Multi-commodity explorer Meeka Metals continues to rack up high-grade gold hits at its Circle Valley project near the WA town of Esperance, where it expects to soon deliver a maiden rare earths mineral resource. The intriguing intercepts appear to be evolving into a significant gold footprint covering several kilometres at its underexplored tenure. The head grade came in a 4m core showing 3.89 g/t.
Multi-commodity explorer Meeka Metals continues to rack up high-grade gold hits at its Circle Valley project near the WA town of Esperance, where it expects to soon deliver a maiden rare earths mineral resource.
The intriguing intercepts appear to be evolving into a significant gold footprint covering several kilometres at the company’s underexplored tenure.
Meeka believes information gleaned from a diamond drilling campaign last year is helping it better define gold mining targets and improving its understanding of the area’s wider gold system.
Banner results from the company’s latest haul at its Anomaly A prospect featured 16m running at 1.5 grams per tonne gold from 36m, including a 4m core coming in at 3.89 g/t, along with 8m going 2.79 g/t from 124m with an internal 4m chiming in at 5.15 g/t gold.
With only a smattering of shallow drill holes peppering the prospect, the company has etched out a gold footprint over an area of 1200m by 400m and it remains open along the strike and at depth.
Additionally, significant gold mineralisation was also intercepted in the only drill hole plunged into the company’s Fenceline prospect, which sits about 10km north-east of Anomaly A. It returned an encouraging 4m going 2.97 g/t gold from 92m.
Meeka’s latest gold hunt undertaking has seen a total of 20 RC holes drilled for 2056m into a pair of anomalies, following last year’s successful foray with the drill bit that stumped up 23m at 5.09 g/t gold from 13m, 24m going 1.21 g/t from 24m, 16m running at 3.06 g/t from 32m and 10m grading 4.72 g/t gold from 120m.
The junior explorer lays claim to just over 220 square kilometres of tenure at its Circle Valley project, covering a section of the south-western Albany-Fraser Mobile Belt that houses the behemoth 7.1m-ounce Tropicana gold mine, which is operated by joint venture duo AngloGold Ashanti and Regis Resources.
Meeka Metals Managing Director, Tim Davidson, said: “Circle Valley is located in a zone of major tectonic activity on the margin of the Yilgarn Craton and bounded to the south by an interpreted granite intrusion, important features for a possible large Proterozoic gold system. The complex structural sequence, shearing and faulting, provides the conduits for large-scale hydrothermal fluid flow and our drilling confirms this fluid flow carried high-grade gold.”
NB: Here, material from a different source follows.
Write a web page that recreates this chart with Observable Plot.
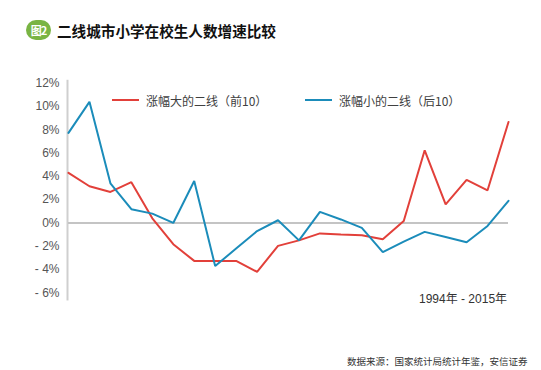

As local landholders gear up for the seeding season, Meeka has engaged independent Proterozoic gold experts at consultancy Kenex to undertake mineral-potential mapping in a bid to refine its targets ahead of further drilling slated for the second half of this year.
The company is also in the final throes of infill drilling in the leadup to its much-anticipated rare earths maiden mineral resource estimate. The program has focussed on the north-western zone of the deposit where significant total rare earth oxides (TREO) up to 6894 parts per million have been returned.
Meeka says the mineralisation persistently demonstrates a high proportion, up to 30 per cent of the TREO grade, of valuable neodymium and praseodymium - two so-called magnet rare earth elements with strong and diversified demand.
The light rare earths are integral to the manufacture of expensive permanent magnets used in electric vehicles and wind turbines, in addition to communications and military technology.
The project is one of two rare earths plays the company has near WA’s southern coast, along with its Cascade operation to the south-west. Cascade was pegged on the back of Circle Valley’s potential and covers an impressive tenure of more than 2000 sq km. Notable strikes from Cascade include 16m at 2223ppm TREO from a shallow depth of 44m.
As the US banking sector enters another period of volatility following the collapse of the Silicon Valley Bank and Signature Bank, the price of gold has hurtled up nearly US$100 since Friday to close at more than US$1900 per ounce.
It beckons a look back into US banking history, which offers some important insights into the price of gold during periods of financial volatility. With the collapse of Lehman Brothers in late 2008, signalling the start of the global financial crisis, the price of gold swung from US$760 per ounce in October of that year to peak at US$1820 per ounce in September, 2011 - a meteoric rise of nearly 140 per cent as investors looked towards gold as a safe haven to park their funds.
While the true effect of the US banking saga is yet to play out, Meeka Metals has hedged its bets as it continues to progress its critical rare earths play at Circle Valley in tandem with exploring for the precious yellow metal in an underexplored patch of prime real estate.